Title : Charging/discharging rates dependences of Li+ Ion migration in all solid state Li+ Ion batteries
Abstract:
All-solid-state lithium (Li)-based batteries (ASSB) have been expected as next generation rechargeable batteries. The existing interfaces between positive and negative electrodes/solid electrolyte (SE) have the highest resistance for the Li+ ion migration in ASSB and dominate a significant portion of the characterization of ASSB. Therefore, understanding dynamic behaviors of Li+ ions at interfaces is essential to realize the development of ASSB. Thus far, it has been reported that fast charging/discharging conditions result in capacity decay in the battery. Thought the Li+ ion behavior at the interfaces may be probably related to it, the mechanism of the charging/discharging rates dependences on the Li+ ion migration and the Li accumulation in ASSB has not been clarified well yet. In this study, some ASSB samples consisting of LiCoO2 as the positive electrode and Li1+x+yAlxTi2-xSiyP3-yO12(LATP) as SE have been fabricated by a magnetron sputtering and the change in the Li concentration around the LiCoO2/LATP interface during slow and fast charging/discharging conditions of approximately ±0.31 and ±1.56 mV/s, respectively, was in-situ investigated using elastic recoil detection (ERD).
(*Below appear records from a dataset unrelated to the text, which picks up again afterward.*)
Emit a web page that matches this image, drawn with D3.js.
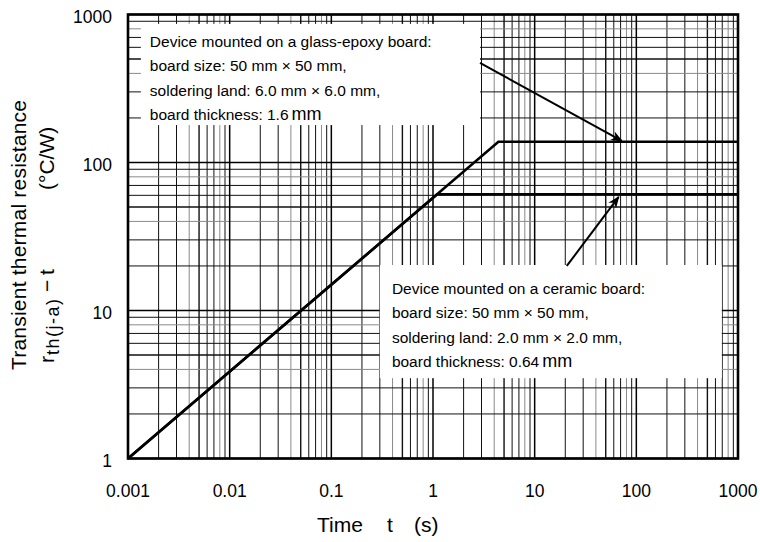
<!DOCTYPE html>
<html>
<head>
<meta charset="utf-8">
<script src="https://cdn.jsdelivr.net/npm/d3@7"></script>
<style>
  body { margin: 0; background: #fff; }
  svg { font-family: "Liberation Sans", Arial, sans-serif; }
</style>
</head>
<body>
<div id="chart"></div>
<script>
// Data
const xDecades = [0.001, 0.01, 0.1, 1, 10, 100, 1000];
const xTickLabels = ["0.001", "0.01", "0.1", "1", "10", "100", "1000"];
const yDecades = [1, 10, 100, 1000];
const yTickLabels = ["1", "10", "100", "1000"];

// glass-epoxy board curve
const glassT = [0.001, 4.4, 1000];
const glassR = [1, 138, 138];
// ceramic board curve (joins the same rising line)
const ceramicT = [0.001, 1.1, 1000];
const ceramicR = [1, 61, 61];

const glassNote = [
  "Device mounted on a glass-epoxy board:",
  "board size: 50 mm \u00d7 50 mm,",
  "soldering land: 6.0 mm \u00d7 6.0 mm,",
  "board thickness: 1.6"
];
const ceramicNote = [
  "Device mounted on a ceramic board:",
  "board size: 50 mm \u00d7 50 mm,",
  "soldering land: 2.0 mm \u00d7 2.0 mm,",
  "board thickness: 0.64"
];

const width = 760, height = 542;
const margin = {left: 128, right: 22, top: 14.5, bottom: 83.5};
const plotW = width - margin.left - margin.right;
const plotH = height - margin.top - margin.bottom;

const svg = d3.select("#chart")
              .append("svg")
              .attr("width", width)
              .attr("height", height);

const x = d3.scaleLog().domain([0.001, 1000]).range([margin.left, margin.left + plotW]);
const y = d3.scaleLog().domain([1, 1000]).range([margin.top + plotH, margin.top]);

// minor gridline values 2..9 per decade
function minorValues(decades) {
  const out = [];
  decades.slice(0, -1).forEach(d => {
    for (let k = 2; k <= 9; k++) out.push({v: d * k, k: k});
  });
  return out;
}
const greyK = new Set([4, 8]);
const lineColor = d => greyK.has(d.k) ? "#8a8a8a" : "#111";

const grid = svg.append("g");

grid.selectAll(".vminor")
    .data(minorValues(xDecades))
    .join("line")
    .attr("x1", d => x(d.v)).attr("x2", d => x(d.v))
    .attr("y1", y(1)).attr("y2", y(1000))
    .attr("stroke", lineColor)
    .attr("stroke-width", d => d.k === 5 ? 1.4 : 1);

grid.selectAll(".hminor")
    .data(minorValues(yDecades))
    .join("line")
    .attr("y1", d => y(d.v)).attr("y2", d => y(d.v))
    .attr("x1", x(0.001)).attr("x2", x(1000))
    .attr("stroke", lineColor)
    .attr("stroke-width", d => d.k === 5 ? 1.6 : 1);

grid.selectAll(".vmajor")
    .data(xDecades)
    .join("line")
    .attr("x1", d => x(d)).attr("x2", d => x(d))
    .attr("y1", y(1)).attr("y2", y(1000))
    .attr("stroke", "#000").attr("stroke-width", 1.5);

grid.selectAll(".hmajor")
    .data(yDecades)
    .join("line")
    .attr("y1", d => y(d)).attr("y2", d => y(d))
    .attr("x1", x(0.001)).attr("x2", x(1000))
    .attr("stroke", "#000").attr("stroke-width", 1.5);

// white note boxes cover the grid
const boxes = [
  {x0: 0.00134, x1: 2.9, y0: 864, y1: 179},
  {x0: 0.30, x1: 693, y0: 20.3, y1: 3.49}
];
svg.selectAll(".box")
   .data(boxes)
   .join("rect")
   .attr("x", d => x(d.x0))
   .attr("y", d => y(d.y0))
   .attr("width", d => x(d.x1) - x(d.x0))
   .attr("height", d => y(d.y1) - y(d.y0))
   .attr("fill", "#fff");

// curves
const line = d3.line().x(d => x(d[0])).y(d => y(d[1]));
[[ceramicT, ceramicR], [glassT, glassR]].forEach(([ts, rs]) => {
  svg.append("path")
     .datum(ts.map((t, i) => [t, rs[i]]))
     .attr("d", line)
     .attr("fill", "none")
     .attr("stroke", "#000")
     .attr("stroke-width", 2.6)
     .attr("stroke-linejoin", "miter");
});

// frame
svg.append("rect")
   .attr("x", x(0.001)).attr("y", y(1000))
   .attr("width", plotW).attr("height", plotH)
   .attr("fill", "none").attr("stroke", "#000").attr("stroke-width", 2.6);

// arrows
svg.append("defs").append("marker")
   .attr("id", "head")
   .attr("viewBox", "0 0 10 10")
   .attr("refX", 9).attr("refY", 5)
   .attr("markerWidth", 6).attr("markerHeight", 6)
   .attr("markerUnits", "strokeWidth")
   .attr("orient", "auto")
   .append("path")
   .attr("d", "M0,1 L10,5 L0,9 L3,5 Z")
   .attr("fill", "#000");

const arrows = [
  {t0: 2.9, r0: 471, t1: 72, r1: 140},
  {t0: 20.7, r0: 20, t1: 67, r1: 58.5}
];
svg.selectAll(".arrow")
   .data(arrows)
   .join("line")
   .attr("x1", d => x(d.t0)).attr("y1", d => y(d.r0))
   .attr("x2", d => x(d.t1)).attr("y2", d => y(d.r1))
   .attr("stroke", "#000").attr("stroke-width", 2)
   .attr("marker-end", "url(#head)");

// note text
function note(lines, left, firstBase) {
  const g = svg.append("g").attr("font-size", 15.5).attr("fill", "#000");
  lines.forEach((s, i) => {
    const t = g.append("text")
               .attr("x", left)
               .attr("y", firstBase + i * 24.5)
               .text(s);
    if (i === lines.length - 1) {
      t.append("tspan").attr("dx", 3).attr("font-size", 18).text("mm");
    }
  });
}
note(glassNote, x(0.00164), 46.5);
note(ceramicNote, x(0.394), 293.5);

// tick labels
svg.append("g")
   .attr("font-size", 17.5)
   .attr("text-anchor", "middle")
   .selectAll("text")
   .data(xDecades)
   .join("text")
   .attr("x", d => x(d))
   .attr("y", y(1) + 38)
   .text((d, i) => xTickLabels[i]);

svg.append("g")
   .attr("font-size", 17.5)
   .attr("text-anchor", "end")
   .selectAll("text")
   .data(yDecades)
   .join("text")
   .attr("x", margin.left - 16)
   .attr("y", d => y(d) + 8)
   .text((d, i) => yTickLabels[i]);

// axis titles
const xt = svg.append("text")
   .attr("y", 531.5)
   .attr("font-size", 21);
xt.append("tspan").attr("x", 317).text("Time");
xt.append("tspan").attr("x", 387).text("t");
xt.append("tspan").attr("x", 414).text("(s)");

svg.append("text")
   .attr("transform", "translate(26,370) rotate(-90)")
   .attr("font-size", 21)
   .attr("textLength", 270)
   .attr("lengthAdjust", "spacing")
   .text("Transient thermal resistance");

// second title line, laid out along the rotated baseline
const yt2 = svg.append("text")
   .attr("transform", "translate(54,0) rotate(-90)")
   .attr("font-size", 21);
yt2.append("tspan").attr("x", -363).text("r");
yt2.append("tspan").attr("x", -355).attr("dy", 5).attr("font-size", 18)
   .attr("textLength", 56).attr("lengthAdjust", "spacing").text("th(j-a)");
yt2.append("tspan").attr("x", -292).attr("dy", -5).text("\u2212");
yt2.append("tspan").attr("x", -275).text("t");
yt2.append("tspan").attr("x", -190).text("(\u00b0C/W)");
</script>
</body>
</html>
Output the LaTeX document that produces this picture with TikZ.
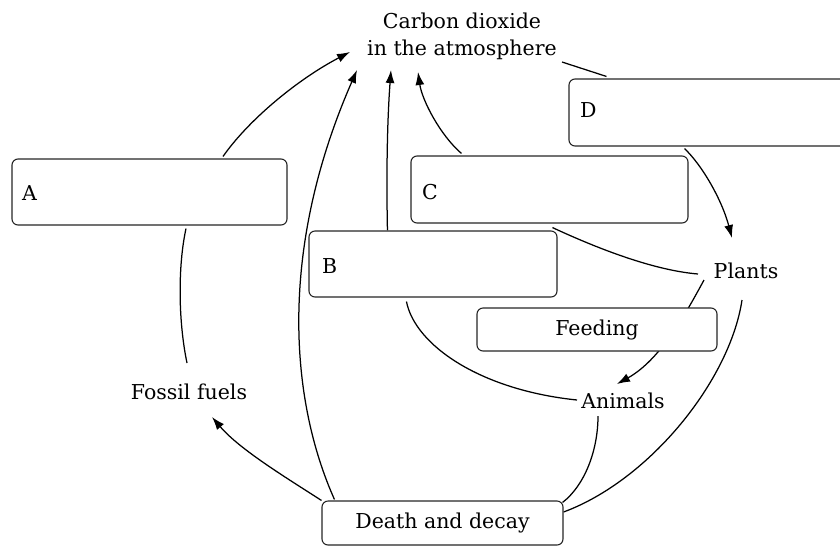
\documentclass[tikz,border=0pt]{standalone}
\usepackage{fontspec}
\setmainfont{DejaVu Serif}
\usetikzlibrary{arrows.meta,calc}
\pgfdeclarelayer{bg}
\pgfsetlayers{bg,main}
\begin{document}
\begin{tikzpicture}[x=1pt,y=-1pt,
  txt/.style={font=\fontsize{20.5}{27}\selectfont, inner sep=0pt},
  box/.style={draw=black!85, line width=1.1pt, rounded corners=6pt, fill=white, inner sep=0pt},
  conn/.style={line width=1.25pt, black},
  arr/.style={conn, -{Latex[length=13pt,width=9pt]}}]
\useasboundingbox (0,0) rectangle (840,547);
\clip (0,0) rectangle (840,547);

% boxes
\node[box, minimum width=275pt, minimum height=66pt] (A) at (149.5,192) {};
\node[txt, anchor=base west] (lA) at (22,200) {A};
\node[box, minimum width=248pt, minimum height=66pt] (B) at (433,264) {};
\node[txt, anchor=base west] (lB) at (322,273) {B};
\node[box, minimum width=277pt, minimum height=67pt] (C) at (549.5,189.5) {};
\node[txt, anchor=base west] (lC) at (422,199) {C};
\node[box, minimum width=281pt, minimum height=67pt] (D) at (709.5,112.5) {};
\node[txt, anchor=base west] (lD) at (580,117) {D};
\node[box, txt, minimum width=240pt, minimum height=43pt] (feed) at (597,329.5) {Feeding};
\node[box, txt, minimum width=241pt, minimum height=44pt] (dd) at (442.5,523) {Death and decay};

% text
\node[txt, align=center] (co2) at (462,36) {Carbon dioxide\\in the atmosphere};
\node[txt, anchor=base] (plants) at (746,278) {Plants};
\node[txt, anchor=base] (animals) at (623,408) {Animals};
\node[txt, anchor=base] (fossil) at (189,399) {Fossil fuels};

\begin{pgfonlayer}{bg}
% A -> CO2
\draw[arr] ($(A.north)+(73.5,-2)$) .. controls (250,118) and (300,78) .. ($(co2.center)+(-112,16)$);
% Fossil fuels -> A
\draw[conn] ($(fossil.base)+(-2,-36)$) .. controls (178,320) and (178,265) .. ($(A.south)+(36.5,3)$);
% Death and decay -> Fossil fuels
\draw[arr] (dd.north west) .. controls (290,480) and (240,450) .. ($(fossil.base)+(23,18)$);
% Death and decay -> CO2
\draw[arr] ($(dd.north west)+(13,-1)$) .. controls (290,400) and (278,250) .. ($(co2.center)+(-105,34)$);
% B -> CO2
\draw[arr] ($(B.north west)+(79,0)$) .. controls (386,160) and (388,110) .. ($(co2.center)+(-71,34)$);
% C -> CO2
\draw[arr] ($(C.north west)+(51,-2)$) .. controls (440,135) and (422,100) .. ($(co2.center)+(-44,36)$);
% CO2 -> D
\draw[conn] ($(co2.center)+(100,26)$) -- ($(D.north west)+(38,-2)$);
% D -> Plants
\draw[arr] ($(D.south west)+(116,2)$) .. controls (702,165) and (722,200) .. ($(plants.base)+(-14,-40)$);
% C -> Plants
\draw[conn] ($(C.south west)+(142,4)$) .. controls (590,245) and (650,270) .. ($(plants.base)+(-48,-4)$);
% Plants -> Animals (behind Feeding)
\draw[arr] ($(plants.base)+(-42,2)$) .. controls (685,315) and (660,360) .. ($(animals.base)+(-6,-24)$);
% B -> Animals
\draw[conn] ($(B.south west)+(98,4)$) .. controls (415,345) and (480,390) .. ($(animals.base)+(-46,-8)$);
% Animals -> Death and decay
\draw[conn] ($(animals.base)+(-25,8)$) .. controls (598,450) and (585,485) .. ($(dd.north east)+(-1,2)$);
% Plants -> Death and decay
\draw[conn] ($(plants.base)+(-4,22)$) .. controls (730,380) and (650,480) .. ($(dd.east)+(0,-11)$);
\end{pgfonlayer}
\end{tikzpicture}
\end{document}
The typical ERD spectra revealed that the amount of Li, x, in LixCoO2 gradually decreased/increased as the applied voltage increased/decreased at the slower charging/discharging conditions and eventually, reached to be approximately 0.10/1.00 mol at +2.8 V. On the other hand, during the faster charging/discharging conditions, the values of x in LixCoO2 became approximately 0.59/0.50 mol at -2.8 V. The charging/discharging rates dependences on the Li+ ion migration from the LixCoO2 positive electrode to the LATP negative one may occur due to the amounts of the Li+ ions accumulated at the LiCoO2/LATP interface, resulting in the collision between Li+ ions and the Li concentration gradient between the Au/LiCoO2 and LiCoO2/LATP interfaces.